Ocean spreading center - rifting and spreading along a mid-ocean ridge to create new oceanic lithosphere.
Continental rift zone - rifting and spreading zones on continents are characterized by parallel rift valleys, volcanism, and earthquakes.
Convergent boundary
plates collide and one is pulled into the mantle (subducted) and recycled.
Ocean-ocean convergence: where oceanic lithosphere meets oceanic lithosphere, one plate is subducted under the other, and a deep-sea trench and a volcanic island arc are formed. (Marinas trench and Marina Island arc)
Ocean-continent convergence: When oceanic lithosphere meets continental lithosphere, the oceanic lithosphere is subducted, and a volcanic mountain belt is formed at the continental margin (Peru-Chile Trench and Andes Mountains)

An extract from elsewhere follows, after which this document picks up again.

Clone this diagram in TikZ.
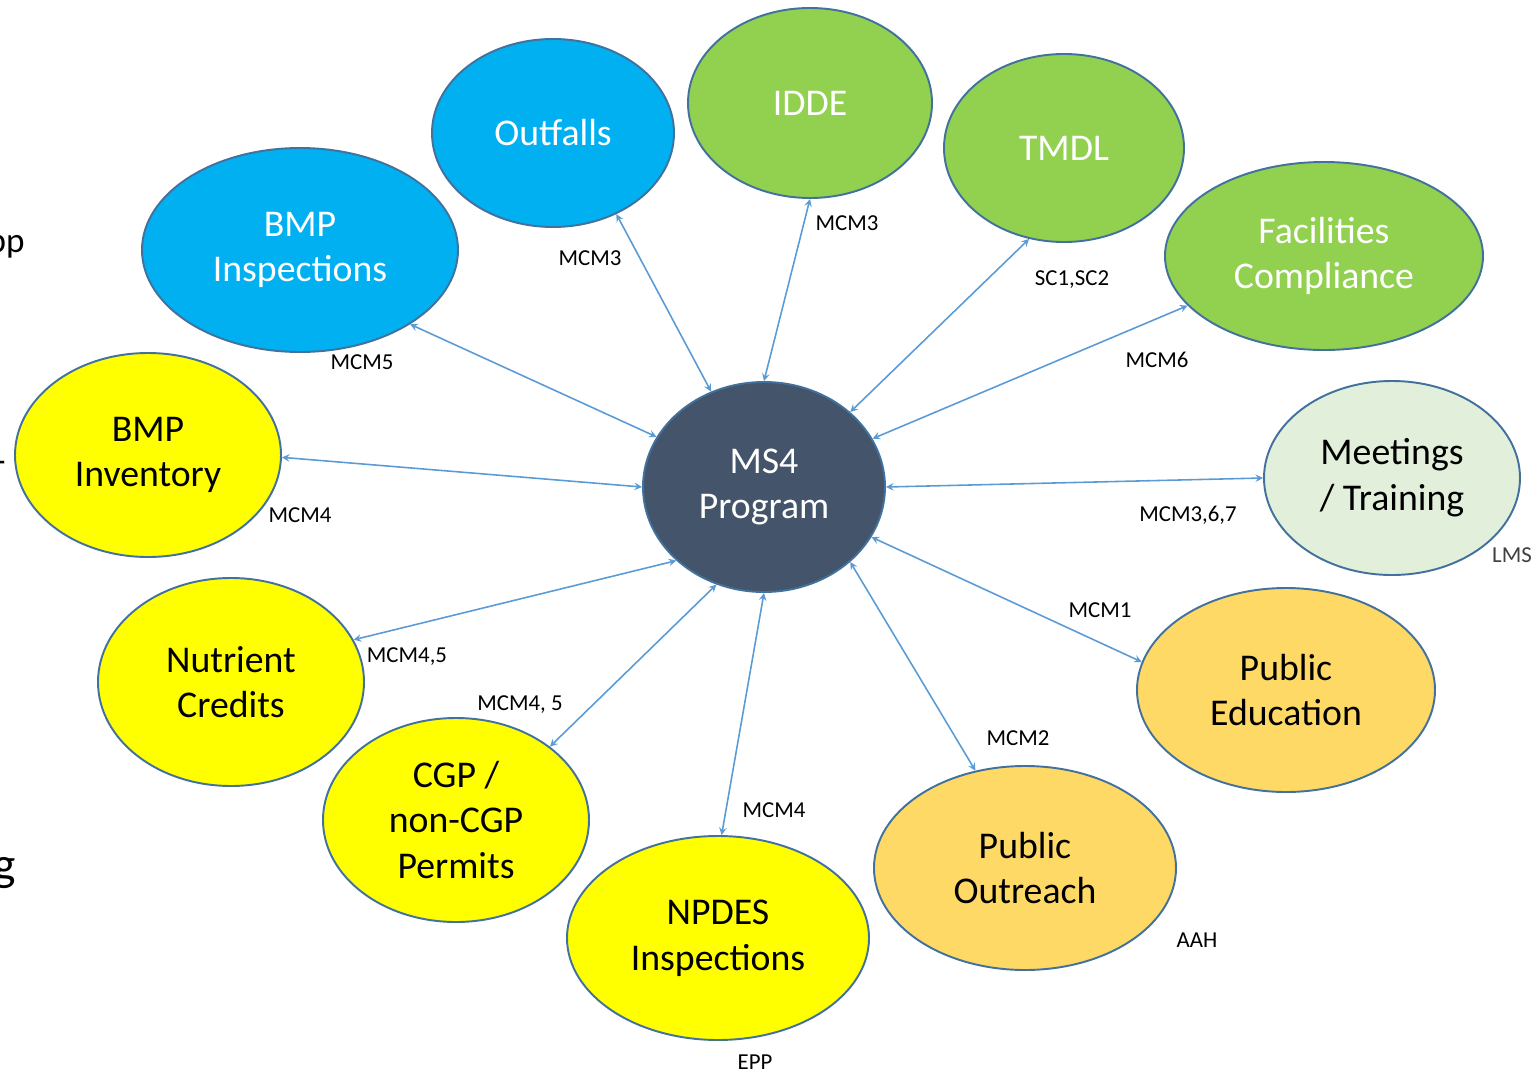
\documentclass[tikz,border=0pt]{standalone}
\usepackage{fontspec}
\setmainfont{Carlito}
\usepackage{tikz}
\usetikzlibrary{shapes}
\definecolor{skyfill}{HTML}{00B0F0}
\definecolor{leaffill}{HTML}{92D050}
\definecolor{slatefill}{HTML}{44546A}
\definecolor{lemonfill}{HTML}{FFFF00}
\definecolor{sandfill}{HTML}{FFD966}
\definecolor{palefill}{HTML}{E2EFDA}
\definecolor{rimcol}{HTML}{41719C}
\definecolor{linkcol}{HTML}{5B9BD5}
\newcommand{\PB}[0]{skyfill}
\newcommand{\PG}[0]{leaffill}
\newcommand{\PY}[0]{lemonfill}
\newcommand{\PO}[0]{sandfill}
\tikzset{
  bubble/.style 2 args={ellipse, draw=rimcol, line width=1.1pt, inner sep=0pt,
    minimum width=#1*0.02cm, minimum height=#2*0.02cm, align=center,
    font=\fontsize{21.5}{26}\selectfont},
  link/.style={<->, draw=linkcol, line width=0.9pt},
  tag/.style={font=\fontsize{13}{15}\selectfont, inner sep=0pt}
}

\begin{document}
\begin{tikzpicture}[x=0.02cm, y=-0.02cm, >=stealth]

  \useasboundingbox (0,0) rectangle (1536,1072);

  %% hub
  \node[bubble={242}{210}, fill=slatefill, text=white] (ms4) at (764,487) {MS4\\Program};

  %% outer ring
  \node[bubble={316}{204}, fill=\PB, text=white] (bmpinsp) at (300,250) {BMP\\Inspections};
  \node[bubble={242}{188}, fill=\PB, text=white] (outfalls) at (553,133) {Outfalls};
  \node[bubble={244}{190}, fill=\PG, text=white] (idde) at (810,103) {IDDE};
  \node[bubble={240}{188}, fill=\PG, text=white] (tmdl) at (1064,148) {TMDL};
  \node[bubble={318}{188}, fill=\PG, text=white] (facil) at (1324,256) {Facilities\\Compliance};
  \node[bubble={256}{194}, fill=palefill] (meet) at (1392,478) {Meetings\\/ Training};
  \node[bubble={298}{204}, fill=\PO] (pubedu) at (1286,690) {Public\\Education};
  \node[bubble={302}{204}, fill=\PO] (pubout) at (1025,868) {Public\\Outreach};
  \node[bubble={302}{204}, fill=\PY] (npdes) at (718,938) {NPDES\\Inspections};
  \node[bubble={266}{204}, fill=\PY] (cgp) at (456,820) {CGP /\\non-CGP\\Permits};
  \node[bubble={266}{208}, fill=\PY] (nutr) at (231,682) {Nutrient\\Credits};
  \node[bubble={266}{204}, fill=\PY] (bmpinv) at (148,455) {BMP\\Inventory};

  %% spokes
  \draw[link] (ms4.155) -- (bmpinsp.-34);
  \draw[link] (ms4.119) -- (outfalls.-52);
  \draw[link] (ms4.90) -- (idde.-90);
  \draw[link] (ms4.41) -- (tmdl.-111);
  \draw[link] (ms4.24) -- (facil.200);
  \draw[link] (ms4.0) -- (meet.180);
  \draw[link] (ms4.-25) -- (pubedu.169);
  \draw[link] (ms4.-41) -- (pubout.117);
  \draw[link] (ms4.-90) -- (npdes.88);
  \draw[link] (ms4.-116) -- (cgp.38);
  \draw[link] (ms4.-140) -- (nutr.19);
  \draw[link] (ms4.180) -- (bmpinv.-1);

  %% spoke tags
  \node[tag] (tbmpinsp) at (362,362) {MCM5};
  \node[tag] (toutfalls) at (590,258) {MCM3};
  \node[tag] (tidde) at (847,223) {MCM3};
  \node[tag] (ttmdl) at (1072,280) {SC1,SC2};
  \node[tag] (tfacil) at (1157,360) {MCM6};
  \node[tag] (tmeet) at (1188,515) {MCM3,6,7};
  \node[tag] (tpubedu) at (1100,610) {MCM1};
  \node[tag] (tpubout) at (1018,738) {MCM2};
  \node[tag] (tnpdes) at (774,810) {MCM4};
  \node[tag] (tcgp) at (520,705) {MCM4, 5};
  \node[tag] (tnutr) at (407,657) {MCM4,5};
  \node[tag] (tbmpinv) at (300,515) {MCM4};

  %% owner tags
  \node[tag, text=black!75] (omeet) at (1512,555) {LMS};
  \node[tag] (opubout) at (1197,940) {AAH};
  \node[tag] (onpdes) at (755,1062) {EPP};

  %% clipped text at the left edge
  \node[anchor=base east, inner sep=0pt, font=\fontsize{20}{24}\selectfont] (edgea) at (25,252) {pp};
  \node[anchor=east, inner sep=0pt, font=\fontsize{20}{24}\selectfont] (edgeb) at (6,467) {-};
  \node[anchor=base east, inner sep=0pt, font=\fontsize{27}{32}\selectfont] (edgec) at (16,880) {g};

\end{tikzpicture}
\end{document}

Continent-continent convergence: Where two continents converge, the Continental crust is too buoyant to subduct, so the crust crumples and thickens, creating high mountains and a wide plateau (the Himalayas and Tibetan Plateau).
Subduction
When one plate is recycled back into the mantle (the plate area decreases)
Transform boundary
Plates slide horizontally past each other.
Continental transform fault - Plates slip horizontally past each other (San Andreas Fault)
Mid-Ocean Ridge Transform Fault: Mid-ocean ridges are typically offset by transform faults.
Island arc
A result of Ocean-Ocean convergence. An arc of islands that form behind a deep sea trench. The subducting plate releases water, which super heats the overriding plate, creating magma that results in island arcs.
Magnetic anomaly
In many areas of the ocean floor the magnetic field alternates between high and low values in long, narrow parallel bands called magnetic anomalies that are almost perfect symmetrical with respect to the crest of a mid-ocean ridge. Magnetic anomalies are evidence that earth’s magnetic field does not remain constant over time. Magnetic North and South periodically “flip.”
Lava flows are iron-rich and become slightly and permanently magnetized in the direction of the Earth’s magnetic field when they cooled. This is called Thermoremanent magnetization because the rock “remembers” the magnetization.
These bands provide a history of magnetic revdersals of the past 5 million years called the Magnetic Time Scale. By dating magnetic reversals on land, geologists assigned ages to bands of magnetized rock on the sea floor and used magnetic anomaly patterns to calculate how fast the seafloor was spreading (speed =distance/time, where distance is measured from eh mid-ocean ridge axis and time equals seafloor age). On a divergent plate boundary, the combo of spreading rate and direction give us relative plate velocity, the velocity that one plate moves relative to another.
Magnetic field
Lava flows are iron-rich and become slightly and permanently magnetized in the direction of the Earth’s magnetic field when they cool. This is called Thermoremanent magnetization because the rock “remembers” the magnetization.
Mantle convection
The engine that drives plate tectonics. The energy come from Earth’s internal heat. Gravitational forces act on the cooling lithosphere as it slides downhill from spreading centers and sinks into the mantle at subduction zones. Subducted lithosphere extends as deep as the core-mantle boundary, indicating the whole mantle is involved in the convention system that recycles the plates. Rising convection currents may include mantle plumes, intense jets of material from the deep mantle, that cause localized volcanism at hots spots in the middle of plates.